**Task to complete**
Copy exactly the lines that run from the top of the listing to the line containing "0.10, 0.45, -0.11, 0.24, 0.10, 0.22, 0.13, -0.05, -0.05, 0.02]", both ends included, and omit the pictures.

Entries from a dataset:

* * * * *

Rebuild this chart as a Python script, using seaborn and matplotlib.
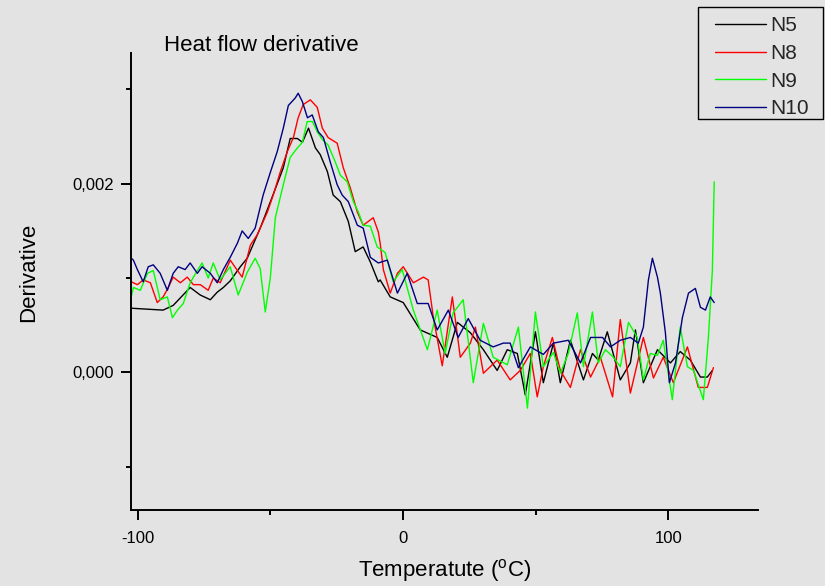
import numpy as np
import pandas as pd
import matplotlib
matplotlib.use("Agg")
import matplotlib.pyplot as plt
from matplotlib.ticker import MultipleLocator, FuncFormatter
from matplotlib.patches import Rectangle
import seaborn as sns

# ---------------- data (derivative values in units of 1e-3) ----------------
series_names = ["N5", "N8", "N9", "N10"]
series_colors = ["#000000", "#ff0000", "#00ff00", "#000080"]

n5_temp = [-102.4, -90.4, -86.6, -83.9, -80.2, -76.4, -72.6, -70.0, -67.7, -65.1, -61.3, -58.7,
           -53.8, -49.0, -45.1, -42.5, -39.8, -37.9, -35.6, -33.0, -31.2, -28.5, -26.3, -23.6,
           -20.6, -18.0, -15.0, -12.3, -9.3, -8.6, -4.8, 0.1, 6.5, 12.9, 16.7, 20.5, 25.4, 30.3,
           35.5, 39.3, 43.1, 46.1, 49.9, 52.9, 56.7, 59.3, 63.1, 68.0, 71.4, 73.6, 77.0, 81.9,
           85.7, 87.6, 90.6, 95.9, 100.8, 104.5, 108.3, 112.1, 114.7, 116.6]
n5_milli = [0.68, 0.66, 0.71, 0.79, 0.90, 0.82, 0.77, 0.85, 0.90, 0.97, 1.12, 1.21,
            1.53, 1.88, 2.17, 2.48, 2.48, 2.44, 2.59, 2.38, 2.31, 2.13, 1.88, 1.81,
            1.60, 1.28, 1.33, 1.17, 0.96, 0.98, 0.80, 0.74, 0.45, 0.37, 0.16, 0.53, 0.42, 0.24,
            0.02, 0.24, 0.20, -0.24, 0.43, -0.11, 0.31, -0.11, 0.34, -0.08, 0.20, 0.13, 0.43, -0.08,
            0.10, 0.45, -0.11, 0.24, 0.10, 0.22, 0.13, -0.05, -0.05, 0.02]

n8_temp = [-102.4, -100.1, -97.9, -95.2, -92.6, -90.4, -88.8, -86.6, -83.9, -81.3, -79.0, -76.4,
           -73.4, -71.5, -68.9, -66.2, -65.1, -62.4, -60.6, -57.5, -54.9, -51.1, -48.9, -46.3,
           -43.6, -41.3, -39.5, -37.6, -34.9, -32.3, -30.4, -28.2, -24.8, -22.5, -19.9, -17.2,
           -15.0, -11.2, -9.3, -8.6, -7.4, -4.8, -2.1, 0.1, 3.9, 7.7, 9.5, 11.4, 14.8, 18.6,
           21.6, 25.4, 27.3, 30.3, 35.5, 40.4, 44.2, 48.0, 50.6, 52.9, 56.3, 59.3, 63.1, 66.9,
           70.7, 74.4, 79.0, 81.9, 85.7, 90.6, 94.4, 98.1, 101.9, 107.2, 111.3, 114.7, 117.0]
n8_milli = [0.96, 0.93, 0.98, 0.95, 0.74, 0.80, 0.88, 1.01, 0.95, 1.01, 0.93, 0.93,
            0.87, 1.00, 0.95, 1.12, 1.19, 1.08, 1.01, 1.35, 1.46, 1.70, 1.88, 2.12,
            2.34, 2.49, 2.70, 2.84, 2.89, 2.81, 2.59, 2.49, 2.43, 2.17, 1.96, 1.70,
            1.56, 1.64, 1.49, 1.37, 1.09, 0.84, 1.05, 1.12, 0.95, 1.01, 0.98, 0.59, 0.07, 0.80,
            0.16, 0.31, 0.48, -0.01, 0.13, -0.08, 0.02, 0.20, -0.26, 0.06, 0.37, 0.02, -0.16, 0.24,
            -0.05, 0.16, -0.26, 0.56, -0.22, 0.37, -0.06, 0.16, -0.11, 0.27, -0.16, -0.16, 0.05]

n9_temp = [-102.4, -101.6, -99.0, -96.3, -94.1, -91.5, -88.8, -86.9, -85.0, -82.8, -80.2, -77.5,
           -75.7, -73.4, -71.5, -68.9, -65.1, -62.1, -58.7, -55.7, -53.8, -51.9, -50.0, -48.1,
           -45.1, -42.5, -39.8, -37.9, -36.1, -34.1, -32.3, -30.4, -28.2, -25.5, -23.6, -21.0,
           -18.7, -16.8, -15.0, -12.3, -9.7, -6.7, -3.7, -0.3, 3.9, 9.2, 12.9, 15.9, 18.9, 22.7,
           26.5, 30.3, 34.0, 39.3, 43.5, 46.9, 49.9, 52.9, 56.7, 59.3, 62.3, 65.7, 68.0, 71.4,
           73.6, 76.3, 79.3, 81.9, 85.0, 88.3, 90.6, 93.2, 95.9, 98.1, 101.5, 104.5, 107.2,
           109.5, 113.2, 115.1, 116.6, 117.3]
n9_milli = [0.80, 0.90, 0.87, 1.05, 1.08, 0.77, 0.80, 0.58, 0.66, 0.73, 0.95, 1.08,
            1.16, 1.00, 1.16, 0.98, 1.12, 0.82, 1.06, 1.21, 1.10, 0.64, 1.00, 1.64,
            1.99, 2.28, 2.38, 2.44, 2.66, 2.66, 2.55, 2.47, 2.41, 2.23, 2.09, 2.02,
            1.81, 1.70, 1.56, 1.55, 1.33, 1.27, 0.96, 1.09, 0.66, 0.24, 0.66, 0.20, 0.63, 0.77,
            -0.11, 0.52, 0.16, 0.08, 0.48, -0.38, 0.64, 0.06, 0.21, -0.01, 0.20, 0.63, 0.06, 0.64,
            0.10, 0.24, 0.16, 0.06, 0.53, 0.37, -0.08, 0.20, 0.18, 0.34, -0.29, 0.48, 0.06,
            0.02, -0.29, 0.37, 1.08, 2.02]

n10_temp = [-102.4, -101.6, -100.1, -97.9, -96.0, -94.1, -91.5, -88.8, -86.6, -84.7, -82.1, -80.2,
            -77.5, -75.7, -72.6, -70.0, -67.7, -65.1, -62.4, -60.6, -58.3, -55.7, -52.7, -50.0,
            -47.4, -45.1, -43.2, -40.6, -39.5, -37.9, -36.0, -34.2, -31.9, -30.0, -27.4, -24.8,
            -22.9, -20.6, -17.2, -15.0, -12.3, -9.3, -5.9, -2.1, 1.6, 5.4, 9.5, 12.9, 17.1, 20.8,
            24.6, 29.1, 34.0, 37.8, 40.4, 43.5, 48.0, 52.9, 56.7, 62.3, 66.9, 70.7, 75.2, 78.2,
            81.9, 85.7, 88.7, 90.6, 92.5, 94.0, 95.9, 97.0, 98.9, 100.4, 102.7, 105.3, 107.6,
            110.2, 112.1, 114.0, 115.8, 117.3]
n10_milli = [1.21, 1.19, 1.09, 0.96, 1.12, 1.14, 1.05, 0.87, 1.05, 1.12, 1.09, 1.16,
             1.05, 1.12, 1.05, 0.95, 1.09, 1.22, 1.37, 1.50, 1.42, 1.53, 1.88, 2.12,
             2.34, 2.59, 2.83, 2.91, 2.96, 2.87, 2.70, 2.73, 2.55, 2.49, 2.23, 1.99,
             1.88, 1.81, 1.56, 1.53, 1.22, 1.16, 1.19, 0.84, 1.05, 0.73, 0.73, 0.45, 0.66, 0.37,
             0.57, 0.34, 0.27, 0.31, 0.31, 0.05, 0.27, 0.19, 0.31, 0.34, 0.10, 0.37, 0.37, 0.27,
             0.34, 0.37, 0.31, 0.48, 0.98, 1.21, 1.01, 0.84, 0.42, -0.11, 0.10, 0.58, 0.84,
             0.89, 0.69, 0.66, 0.80, 0.74]

title_text = "Heat flow derivative"
x_label = "Temperatute ($^\\mathregular{o}$C)"
y_label = "Derivative"

# ---------------- build long-form table ----------------
frames = []
for name, t, v in zip(series_names,
                      [n5_temp, n8_temp, n9_temp, n10_temp],
                      [n5_milli, n8_milli, n9_milli, n10_milli]):
    frames.append(pd.DataFrame({"Temperature": t,
                                "Derivative": np.asarray(v) * 1e-3,
                                "Sample": name}))
df = pd.concat(frames, ignore_index=True)

# ---------------- styling ----------------
sns.set_theme(style="ticks")
plt.rcParams["font.family"] = ["Liberation Sans", "DejaVu Sans"]
plt.rcParams["axes.unicode_minus"] = False
plt.rcParams["mathtext.default"] = "regular"

bg = "#e3e3e3"
fig = plt.figure(figsize=(8.25, 5.86), dpi=100, facecolor=bg)
ax = fig.add_axes([131 / 825, 1 - 510 / 586, (758 - 131) / 825, (510 - 52.7) / 586])
ax.set_facecolor("none")

sns.lineplot(data=df, x="Temperature", y="Derivative", hue="Sample",
             hue_order=series_names, palette=dict(zip(series_names, series_colors)),
             estimator=None, sort=False, linewidth=1.0, ax=ax, legend=False)

ax.set_xlim(-102.5, 133.8)
ax.set_ylim(-0.00146, 0.00339)

for side in ["top", "right"]:
    ax.spines[side].set_visible(False)
for side in ["left", "bottom"]:
    ax.spines[side].set_linewidth(1.4)
    ax.spines[side].set_color("black")

ax.xaxis.set_major_locator(MultipleLocator(100))
ax.xaxis.set_minor_locator(MultipleLocator(50))
ax.yaxis.set_major_locator(MultipleLocator(0.002))
ax.yaxis.set_minor_locator(MultipleLocator(0.001))
ax.xaxis.set_major_formatter(FuncFormatter(lambda v, p: f"{v:.0f}"))
ax.yaxis.set_major_formatter(FuncFormatter(lambda v, p: f"{v:.3f}".replace(".", ",").replace("-0,000", "0,000")))
ax.tick_params(axis="both", which="major", direction="out", length=7, width=1.4,
               labelsize=12, colors="black", pad=5)
ax.tick_params(axis="both", which="minor", direction="out", length=3.8, width=1.4, colors="black")
ax.tick_params(axis="x", which="major", pad=8)

ax.set_xlabel(x_label, fontsize=16, color="black", labelpad=8)
ax.set_ylabel(y_label, fontsize=16, color="black")
ax.yaxis.set_label_coords(-0.147, 0.52)

fig.text(164 / 825, 1 - 51 / 586, title_text, fontsize=16, color="black",
         ha="left", va="baseline")

# legend
handles = [plt.Line2D([], [], color=c, lw=1.0) for c in series_colors]
leg = fig.legend(handles, series_names, loc="upper left",
                 bbox_to_anchor=(711 / 825, 1 - 12 / 586), frameon=False,
                 fontsize=15, handlelength=2.45, handletextpad=0.2,
                 labelspacing=0.42, borderpad=0.2, borderaxespad=0)
fig.patches.append(Rectangle((698 / 825, 1 - 119 / 586), (823 - 698) / 825, (119 - 7) / 586,
                             transform=fig.transFigure, fill=False, ec="black", lw=1.0))

fig.savefig("out.png", dpi=100, facecolor=bg)
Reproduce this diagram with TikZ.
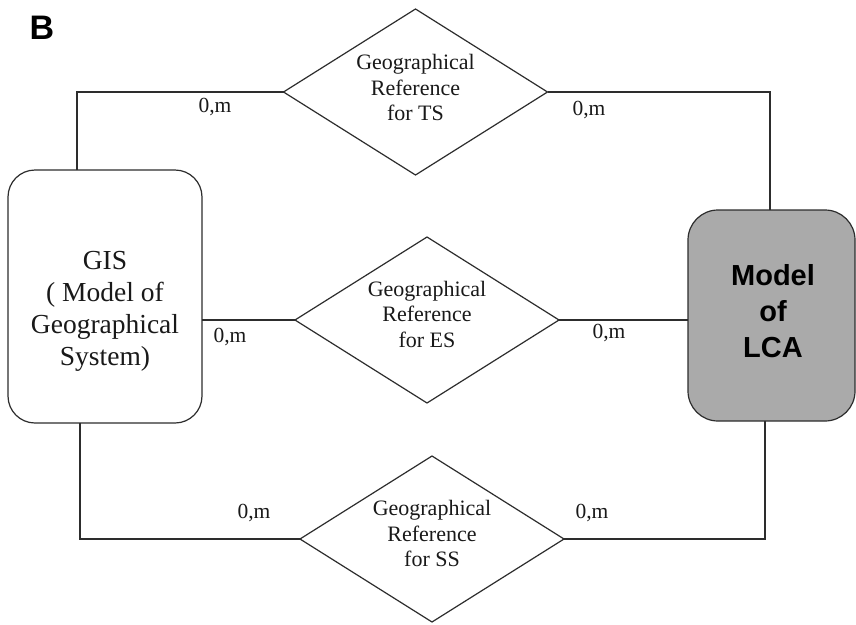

* * * * *

**Reply to the exercise**
Rebuild this chart as a Python script, using seaborn and matplotlib.
import numpy as np
import pandas as pd
import matplotlib
matplotlib.use("Agg")
import matplotlib.pyplot as plt
from matplotlib.ticker import MultipleLocator, FuncFormatter
from matplotlib.patches import Rectangle
import seaborn as sns

# ---------------- data (derivative values in units of 1e-3) ----------------
series_names = ["N5", "N8", "N9", "N10"]
series_colors = ["#000000", "#ff0000", "#00ff00", "#000080"]

n5_temp = [-102.4, -90.4, -86.6, -83.9, -80.2, -76.4, -72.6, -70.0, -67.7, -65.1, -61.3, -58.7,
           -53.8, -49.0, -45.1, -42.5, -39.8, -37.9, -35.6, -33.0, -31.2, -28.5, -26.3, -23.6,
           -20.6, -18.0, -15.0, -12.3, -9.3, -8.6, -4.8, 0.1, 6.5, 12.9, 16.7, 20.5, 25.4, 30.3,
           35.5, 39.3, 43.1, 46.1, 49.9, 52.9, 56.7, 59.3, 63.1, 68.0, 71.4, 73.6, 77.0, 81.9,
           85.7, 87.6, 90.6, 95.9, 100.8, 104.5, 108.3, 112.1, 114.7, 116.6]
n5_milli = [0.68, 0.66, 0.71, 0.79, 0.90, 0.82, 0.77, 0.85, 0.90, 0.97, 1.12, 1.21,
            1.53, 1.88, 2.17, 2.48, 2.48, 2.44, 2.59, 2.38, 2.31, 2.13, 1.88, 1.81,
            1.60, 1.28, 1.33, 1.17, 0.96, 0.98, 0.80, 0.74, 0.45, 0.37, 0.16, 0.53, 0.42, 0.24,
            0.02, 0.24, 0.20, -0.24, 0.43, -0.11, 0.31, -0.11, 0.34, -0.08, 0.20, 0.13, 0.43, -0.08,
            0.10, 0.45, -0.11, 0.24, 0.10, 0.22, 0.13, -0.05, -0.05, 0.02]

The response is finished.